WHAT IS REQUIRED> Write the data below out exactly as it stands. Do not include the pictures.

··· DATASET EXTRACT ···

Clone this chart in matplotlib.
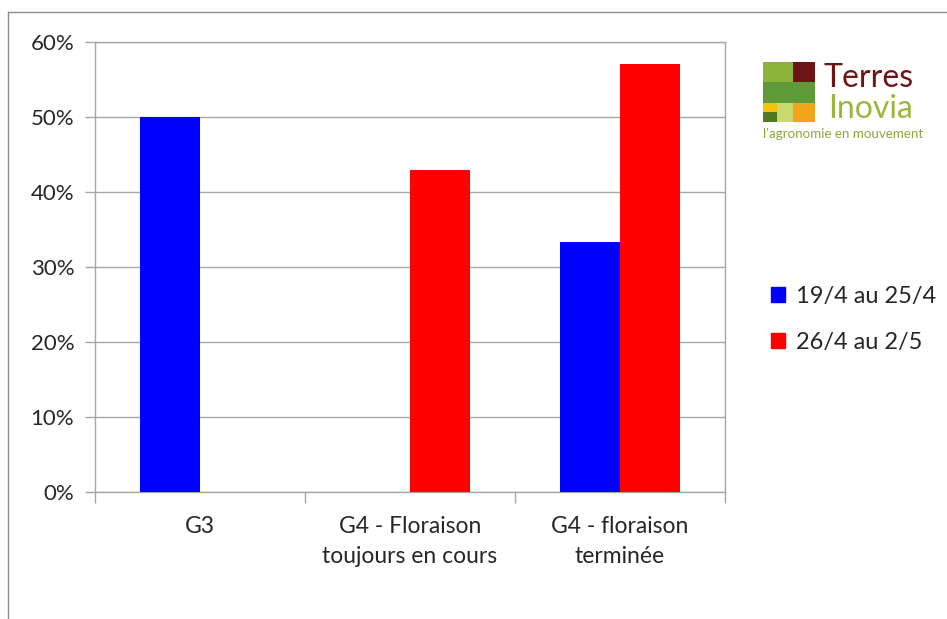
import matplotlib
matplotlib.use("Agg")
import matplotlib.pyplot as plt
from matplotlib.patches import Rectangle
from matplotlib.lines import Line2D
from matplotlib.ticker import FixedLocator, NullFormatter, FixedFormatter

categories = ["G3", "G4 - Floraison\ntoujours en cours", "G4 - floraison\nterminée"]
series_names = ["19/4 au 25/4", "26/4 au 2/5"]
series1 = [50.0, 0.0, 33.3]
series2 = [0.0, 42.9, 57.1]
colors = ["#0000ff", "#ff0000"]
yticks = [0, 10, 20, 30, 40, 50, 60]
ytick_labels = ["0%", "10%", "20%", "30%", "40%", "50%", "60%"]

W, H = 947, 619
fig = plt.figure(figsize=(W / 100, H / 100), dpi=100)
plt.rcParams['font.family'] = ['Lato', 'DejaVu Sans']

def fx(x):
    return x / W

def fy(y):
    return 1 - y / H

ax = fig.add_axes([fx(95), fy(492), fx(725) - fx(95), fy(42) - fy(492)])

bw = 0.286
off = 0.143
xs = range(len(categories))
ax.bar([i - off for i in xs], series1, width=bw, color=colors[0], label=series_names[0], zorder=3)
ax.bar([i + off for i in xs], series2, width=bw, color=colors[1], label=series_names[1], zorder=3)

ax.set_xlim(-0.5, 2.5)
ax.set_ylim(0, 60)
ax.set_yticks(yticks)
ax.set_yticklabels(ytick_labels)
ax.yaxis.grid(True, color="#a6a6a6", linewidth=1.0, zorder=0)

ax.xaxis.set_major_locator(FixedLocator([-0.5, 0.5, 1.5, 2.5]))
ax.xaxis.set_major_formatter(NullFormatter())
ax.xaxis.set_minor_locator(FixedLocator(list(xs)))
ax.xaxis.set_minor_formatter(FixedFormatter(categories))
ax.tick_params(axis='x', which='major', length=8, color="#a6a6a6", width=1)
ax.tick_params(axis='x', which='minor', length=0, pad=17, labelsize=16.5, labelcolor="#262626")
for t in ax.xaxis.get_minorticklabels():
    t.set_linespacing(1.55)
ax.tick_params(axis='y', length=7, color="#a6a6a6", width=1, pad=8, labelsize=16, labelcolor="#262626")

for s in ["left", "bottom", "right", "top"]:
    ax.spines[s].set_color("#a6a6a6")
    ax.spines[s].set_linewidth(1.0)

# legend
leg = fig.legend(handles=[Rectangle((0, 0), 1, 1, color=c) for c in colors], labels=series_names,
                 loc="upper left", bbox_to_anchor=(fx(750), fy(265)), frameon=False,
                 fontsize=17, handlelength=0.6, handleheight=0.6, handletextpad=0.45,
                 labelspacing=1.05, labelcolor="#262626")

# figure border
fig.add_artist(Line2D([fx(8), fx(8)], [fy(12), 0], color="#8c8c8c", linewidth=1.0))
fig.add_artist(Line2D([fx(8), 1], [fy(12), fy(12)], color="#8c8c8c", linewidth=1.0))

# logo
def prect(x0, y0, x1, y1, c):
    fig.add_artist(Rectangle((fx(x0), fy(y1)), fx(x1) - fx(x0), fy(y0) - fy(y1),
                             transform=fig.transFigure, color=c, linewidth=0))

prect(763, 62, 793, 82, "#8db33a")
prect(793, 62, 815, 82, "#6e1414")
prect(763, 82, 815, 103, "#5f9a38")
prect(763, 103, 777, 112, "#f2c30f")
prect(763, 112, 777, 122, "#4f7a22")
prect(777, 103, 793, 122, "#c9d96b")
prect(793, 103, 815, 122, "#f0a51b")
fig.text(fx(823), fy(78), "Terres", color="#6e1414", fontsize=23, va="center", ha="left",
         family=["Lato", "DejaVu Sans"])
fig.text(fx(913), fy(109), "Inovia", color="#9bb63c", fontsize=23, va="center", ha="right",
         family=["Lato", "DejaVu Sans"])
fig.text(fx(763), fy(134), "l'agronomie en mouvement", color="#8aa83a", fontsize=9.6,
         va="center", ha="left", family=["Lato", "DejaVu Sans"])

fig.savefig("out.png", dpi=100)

···

CORRECT RESPONSE>
Clone this chart in matplotlib.
import matplotlib
matplotlib.use("Agg")
import matplotlib.pyplot as plt
from matplotlib.patches import Rectangle
from matplotlib.lines import Line2D
from matplotlib.ticker import FixedLocator, NullFormatter, FixedFormatter

categories = ["G3", "G4 - Floraison\ntoujours en cours", "G4 - floraison\nterminée"]
series_names = ["19/4 au 25/4", "26/4 au 2/5"]
series1 = [50.0, 0.0, 33.3]
series2 = [0.0, 42.9, 57.1]
colors = ["#0000ff", "#ff0000"]
yticks = [0, 10, 20, 30, 40, 50, 60]
ytick_labels = ["0%", "10%", "20%", "30%", "40%", "50%", "60%"]

W, H = 947, 619
fig = plt.figure(figsize=(W / 100, H / 100), dpi=100)
plt.rcParams['font.family'] = ['Lato', 'DejaVu Sans']

def fx(x):
    return x / W

def fy(y):
    return 1 - y / H

ax = fig.add_axes([fx(95), fy(492), fx(725) - fx(95), fy(42) - fy(492)])

bw = 0.286
off = 0.143
xs = range(len(categories))
ax.bar([i - off for i in xs], series1, width=bw, color=colors[0], label=series_names[0], zorder=3)
ax.bar([i + off for i in xs], series2, width=bw, color=colors[1], label=series_names[1], zorder=3)

ax.set_xlim(-0.5, 2.5)
ax.set_ylim(0, 60)
ax.set_yticks(yticks)
ax.set_yticklabels(ytick_labels)
ax.yaxis.grid(True, color="#a6a6a6", linewidth=1.0, zorder=0)

ax.xaxis.set_major_locator(FixedLocator([-0.5, 0.5, 1.5, 2.5]))
ax.xaxis.set_major_formatter(NullFormatter())
ax.xaxis.set_minor_locator(FixedLocator(list(xs)))
ax.xaxis.set_minor_formatter(FixedFormatter(categories))
ax.tick_params(axis='x', which='major', length=8, color="#a6a6a6", width=1)
ax.tick_params(axis='x', which='minor', length=0, pad=17, labelsize=16.5, labelcolor="#262626")
for t in ax.xaxis.get_minorticklabels():
    t.set_linespacing(1.55)
ax.tick_params(axis='y', length=7, color="#a6a6a6", width=1, pad=8, labelsize=16, labelcolor="#262626")

for s in ["left", "bottom", "right", "top"]:
    ax.spines[s].set_color("#a6a6a6")
    ax.spines[s].set_linewidth(1.0)

# legend
leg = fig.legend(handles=[Rectangle((0, 0), 1, 1, color=c) for c in colors], labels=series_names,
                 loc="upper left", bbox_to_anchor=(fx(750), fy(265)), frameon=False,
                 fontsize=17, handlelength=0.6, handleheight=0.6, handletextpad=0.45,
                 labelspacing=1.05, labelcolor="#262626")

# figure border
fig.add_artist(Line2D([fx(8), fx(8)], [fy(12), 0], color="#8c8c8c", linewidth=1.0))
fig.add_artist(Line2D([fx(8), 1], [fy(12), fy(12)], color="#8c8c8c", linewidth=1.0))

# logo
def prect(x0, y0, x1, y1, c):
    fig.add_artist(Rectangle((fx(x0), fy(y1)), fx(x1) - fx(x0), fy(y0) - fy(y1),
                             transform=fig.transFigure, color=c, linewidth=0))

prect(763, 62, 793, 82, "#8db33a")
prect(793, 62, 815, 82, "#6e1414")
prect(763, 82, 815, 103, "#5f9a38")
prect(763, 103, 777, 112, "#f2c30f")
prect(763, 112, 777, 122, "#4f7a22")
prect(777, 103, 793, 122, "#c9d96b")
prect(793, 103, 815, 122, "#f0a51b")
fig.text(fx(823), fy(78), "Terres", color="#6e1414", fontsize=23, va="center", ha="left",
         family=["Lato", "DejaVu Sans"])
fig.text(fx(913), fy(109), "Inovia", color="#9bb63c", fontsize=23, va="center", ha="right",
         family=["Lato", "DejaVu Sans"])
fig.text(fx(763), fy(134), "l'agronomie en mouvement", color="#8aa83a", fontsize=9.6,
         va="center", ha="left", family=["Lato", "DejaVu Sans"])

fig.savefig("out.png", dpi=100)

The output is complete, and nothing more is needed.